→ Data extract:
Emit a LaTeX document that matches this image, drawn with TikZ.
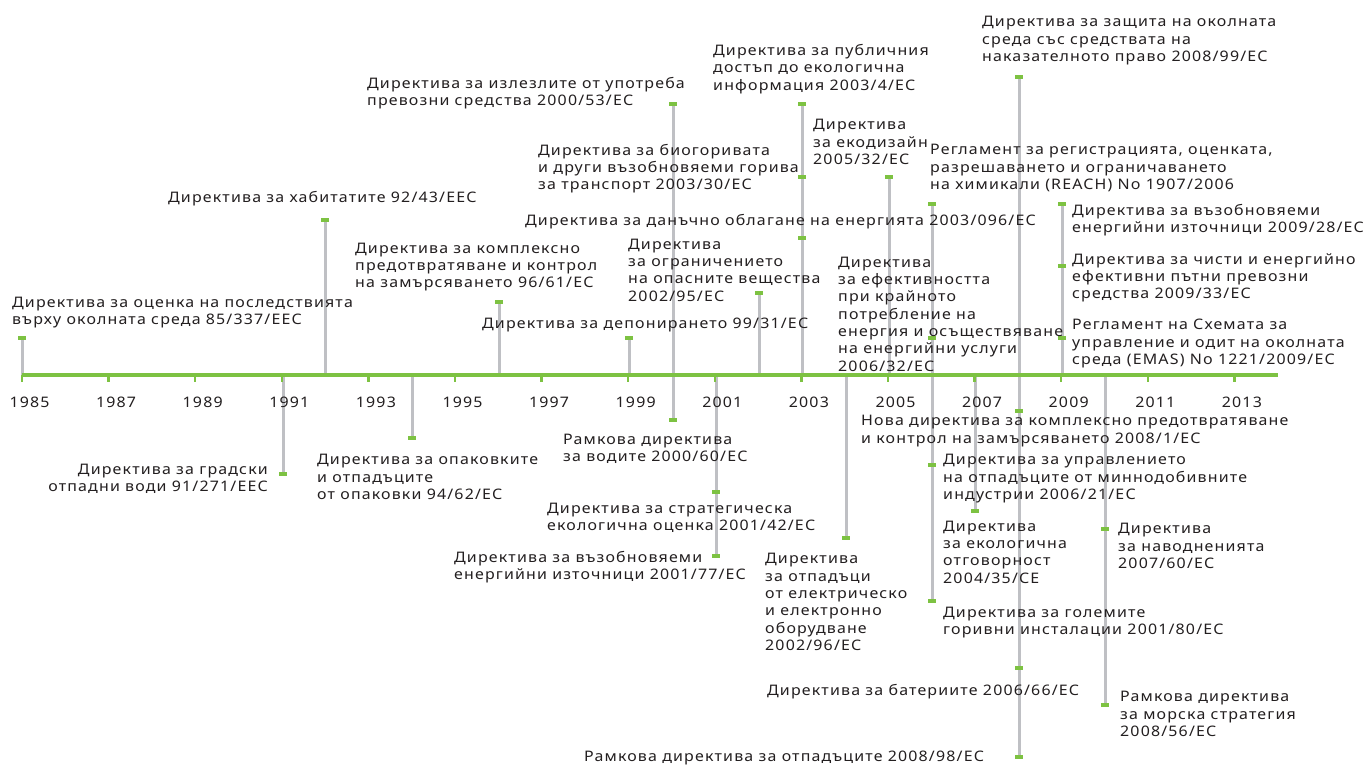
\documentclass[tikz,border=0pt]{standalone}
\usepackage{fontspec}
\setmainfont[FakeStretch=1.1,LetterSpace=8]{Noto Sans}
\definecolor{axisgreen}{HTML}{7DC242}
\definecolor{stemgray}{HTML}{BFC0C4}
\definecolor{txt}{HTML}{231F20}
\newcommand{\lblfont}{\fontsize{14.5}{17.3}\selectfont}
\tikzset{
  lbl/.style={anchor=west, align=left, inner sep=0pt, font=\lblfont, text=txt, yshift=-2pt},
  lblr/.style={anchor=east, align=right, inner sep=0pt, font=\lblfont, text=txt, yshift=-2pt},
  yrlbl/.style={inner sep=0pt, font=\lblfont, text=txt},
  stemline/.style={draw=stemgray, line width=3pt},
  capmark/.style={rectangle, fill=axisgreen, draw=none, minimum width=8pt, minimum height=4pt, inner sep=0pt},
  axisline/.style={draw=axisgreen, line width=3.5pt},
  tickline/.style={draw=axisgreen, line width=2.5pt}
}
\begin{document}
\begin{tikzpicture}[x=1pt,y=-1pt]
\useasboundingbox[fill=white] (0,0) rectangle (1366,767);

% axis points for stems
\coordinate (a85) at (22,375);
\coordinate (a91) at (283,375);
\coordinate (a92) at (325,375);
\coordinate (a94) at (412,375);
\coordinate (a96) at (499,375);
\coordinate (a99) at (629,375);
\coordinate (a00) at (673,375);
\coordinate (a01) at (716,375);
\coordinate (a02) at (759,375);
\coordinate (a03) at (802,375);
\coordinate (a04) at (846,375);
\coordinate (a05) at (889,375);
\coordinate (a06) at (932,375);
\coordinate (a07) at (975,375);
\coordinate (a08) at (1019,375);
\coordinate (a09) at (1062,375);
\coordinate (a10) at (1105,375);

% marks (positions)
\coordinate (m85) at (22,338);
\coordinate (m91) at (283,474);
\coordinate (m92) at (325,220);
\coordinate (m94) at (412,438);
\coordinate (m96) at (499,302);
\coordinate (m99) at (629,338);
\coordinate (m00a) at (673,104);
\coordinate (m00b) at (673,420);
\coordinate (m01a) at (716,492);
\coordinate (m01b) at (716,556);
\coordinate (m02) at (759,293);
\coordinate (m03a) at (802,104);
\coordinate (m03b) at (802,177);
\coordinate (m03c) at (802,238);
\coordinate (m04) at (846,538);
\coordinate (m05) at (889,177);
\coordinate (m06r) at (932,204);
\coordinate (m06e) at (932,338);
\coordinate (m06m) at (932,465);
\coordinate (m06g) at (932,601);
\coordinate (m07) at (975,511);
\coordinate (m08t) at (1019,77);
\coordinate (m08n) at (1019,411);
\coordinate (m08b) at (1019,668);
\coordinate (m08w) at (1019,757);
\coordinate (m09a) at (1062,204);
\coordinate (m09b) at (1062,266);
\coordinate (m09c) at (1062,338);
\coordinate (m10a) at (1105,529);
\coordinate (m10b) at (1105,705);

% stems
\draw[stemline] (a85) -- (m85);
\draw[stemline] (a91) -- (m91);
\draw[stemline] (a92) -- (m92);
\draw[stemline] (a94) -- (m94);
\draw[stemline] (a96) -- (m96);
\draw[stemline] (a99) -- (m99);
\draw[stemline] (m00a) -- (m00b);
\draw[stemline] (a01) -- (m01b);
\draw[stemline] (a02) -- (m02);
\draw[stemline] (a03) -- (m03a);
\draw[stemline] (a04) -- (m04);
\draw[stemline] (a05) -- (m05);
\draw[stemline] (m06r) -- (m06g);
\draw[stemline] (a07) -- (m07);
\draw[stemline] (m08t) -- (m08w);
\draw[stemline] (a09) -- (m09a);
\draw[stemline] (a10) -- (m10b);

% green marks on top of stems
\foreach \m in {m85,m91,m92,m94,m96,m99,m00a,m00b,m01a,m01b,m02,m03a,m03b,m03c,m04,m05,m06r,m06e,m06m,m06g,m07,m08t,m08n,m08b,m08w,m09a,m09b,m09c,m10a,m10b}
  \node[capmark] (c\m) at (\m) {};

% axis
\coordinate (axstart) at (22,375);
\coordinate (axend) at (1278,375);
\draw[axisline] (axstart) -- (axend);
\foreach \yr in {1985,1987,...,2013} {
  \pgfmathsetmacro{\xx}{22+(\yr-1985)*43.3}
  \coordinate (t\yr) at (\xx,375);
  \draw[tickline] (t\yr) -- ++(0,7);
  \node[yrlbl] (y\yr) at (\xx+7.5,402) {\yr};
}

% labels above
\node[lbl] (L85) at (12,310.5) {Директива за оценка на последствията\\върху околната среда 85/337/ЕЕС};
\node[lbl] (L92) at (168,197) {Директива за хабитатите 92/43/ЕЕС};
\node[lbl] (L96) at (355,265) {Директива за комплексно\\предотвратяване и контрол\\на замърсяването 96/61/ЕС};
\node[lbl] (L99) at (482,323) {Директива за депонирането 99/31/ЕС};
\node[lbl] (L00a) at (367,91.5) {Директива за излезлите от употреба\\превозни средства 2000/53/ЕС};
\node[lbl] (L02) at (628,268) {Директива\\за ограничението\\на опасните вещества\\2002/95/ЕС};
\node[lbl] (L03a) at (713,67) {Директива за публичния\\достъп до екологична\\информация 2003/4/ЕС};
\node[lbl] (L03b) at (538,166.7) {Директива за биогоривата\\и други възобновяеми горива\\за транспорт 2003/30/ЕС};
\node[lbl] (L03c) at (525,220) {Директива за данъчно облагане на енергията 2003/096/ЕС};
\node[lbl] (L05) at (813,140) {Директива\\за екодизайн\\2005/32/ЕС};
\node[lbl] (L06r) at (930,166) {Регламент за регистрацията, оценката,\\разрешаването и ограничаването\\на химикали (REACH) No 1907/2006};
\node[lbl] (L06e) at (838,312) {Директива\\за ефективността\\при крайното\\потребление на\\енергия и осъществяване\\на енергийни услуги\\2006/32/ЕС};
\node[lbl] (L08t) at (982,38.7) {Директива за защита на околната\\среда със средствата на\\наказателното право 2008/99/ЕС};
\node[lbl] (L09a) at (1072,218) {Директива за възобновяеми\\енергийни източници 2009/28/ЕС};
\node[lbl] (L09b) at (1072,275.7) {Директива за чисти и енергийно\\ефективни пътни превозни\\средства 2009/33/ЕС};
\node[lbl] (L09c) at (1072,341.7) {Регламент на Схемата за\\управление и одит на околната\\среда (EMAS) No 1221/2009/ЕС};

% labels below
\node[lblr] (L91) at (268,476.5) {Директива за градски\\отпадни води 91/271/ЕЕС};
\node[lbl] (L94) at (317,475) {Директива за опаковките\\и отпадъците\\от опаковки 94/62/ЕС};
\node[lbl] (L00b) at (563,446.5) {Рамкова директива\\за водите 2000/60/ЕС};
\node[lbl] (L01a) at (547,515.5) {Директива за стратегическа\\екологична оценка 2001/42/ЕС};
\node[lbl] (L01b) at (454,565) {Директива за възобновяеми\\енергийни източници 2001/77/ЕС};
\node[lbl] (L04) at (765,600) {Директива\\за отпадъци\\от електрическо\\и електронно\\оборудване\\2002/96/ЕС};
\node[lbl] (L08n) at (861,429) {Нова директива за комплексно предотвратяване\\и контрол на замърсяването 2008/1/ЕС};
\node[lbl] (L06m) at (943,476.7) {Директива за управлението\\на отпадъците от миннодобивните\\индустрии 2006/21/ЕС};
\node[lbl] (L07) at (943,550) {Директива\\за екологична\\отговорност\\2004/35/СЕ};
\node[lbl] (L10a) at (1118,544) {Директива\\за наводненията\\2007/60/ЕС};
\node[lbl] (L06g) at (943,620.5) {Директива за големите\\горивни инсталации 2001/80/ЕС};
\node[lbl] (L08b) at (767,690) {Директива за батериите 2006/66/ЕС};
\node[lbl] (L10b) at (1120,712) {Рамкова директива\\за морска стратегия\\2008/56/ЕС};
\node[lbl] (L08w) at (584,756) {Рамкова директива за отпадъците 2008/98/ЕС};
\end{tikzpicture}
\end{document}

→ Instruction:
Reproduce exactly the run of lines that opens the listing and closes with the line holding "(a10) at (1105,375);". Pictures are excluded.

→ Answer to the exercise:
Emit a LaTeX document that matches this image, drawn with TikZ.
\documentclass[tikz,border=0pt]{standalone}
\usepackage{fontspec}
\setmainfont[FakeStretch=1.1,LetterSpace=8]{Noto Sans}
\definecolor{axisgreen}{HTML}{7DC242}
\definecolor{stemgray}{HTML}{BFC0C4}
\definecolor{txt}{HTML}{231F20}
\newcommand{\lblfont}{\fontsize{14.5}{17.3}\selectfont}
\tikzset{
  lbl/.style={anchor=west, align=left, inner sep=0pt, font=\lblfont, text=txt, yshift=-2pt},
  lblr/.style={anchor=east, align=right, inner sep=0pt, font=\lblfont, text=txt, yshift=-2pt},
  yrlbl/.style={inner sep=0pt, font=\lblfont, text=txt},
  stemline/.style={draw=stemgray, line width=3pt},
  capmark/.style={rectangle, fill=axisgreen, draw=none, minimum width=8pt, minimum height=4pt, inner sep=0pt},
  axisline/.style={draw=axisgreen, line width=3.5pt},
  tickline/.style={draw=axisgreen, line width=2.5pt}
}
\begin{document}
\begin{tikzpicture}[x=1pt,y=-1pt]
\useasboundingbox[fill=white] (0,0) rectangle (1366,767);

% axis points for stems
\coordinate (a85) at (22,375);
\coordinate (a91) at (283,375);
\coordinate (a92) at (325,375);
\coordinate (a94) at (412,375);
\coordinate (a96) at (499,375);
\coordinate (a99) at (629,375);
\coordinate (a00) at (673,375);
\coordinate (a01) at (716,375);
\coordinate (a02) at (759,375);
\coordinate (a03) at (802,375);
\coordinate (a04) at (846,375);
\coordinate (a05) at (889,375);
\coordinate (a06) at (932,375);
\coordinate (a07) at (975,375);
\coordinate (a08) at (1019,375);
\coordinate (a09) at (1062,375);
\coordinate (a10) at (1105,375);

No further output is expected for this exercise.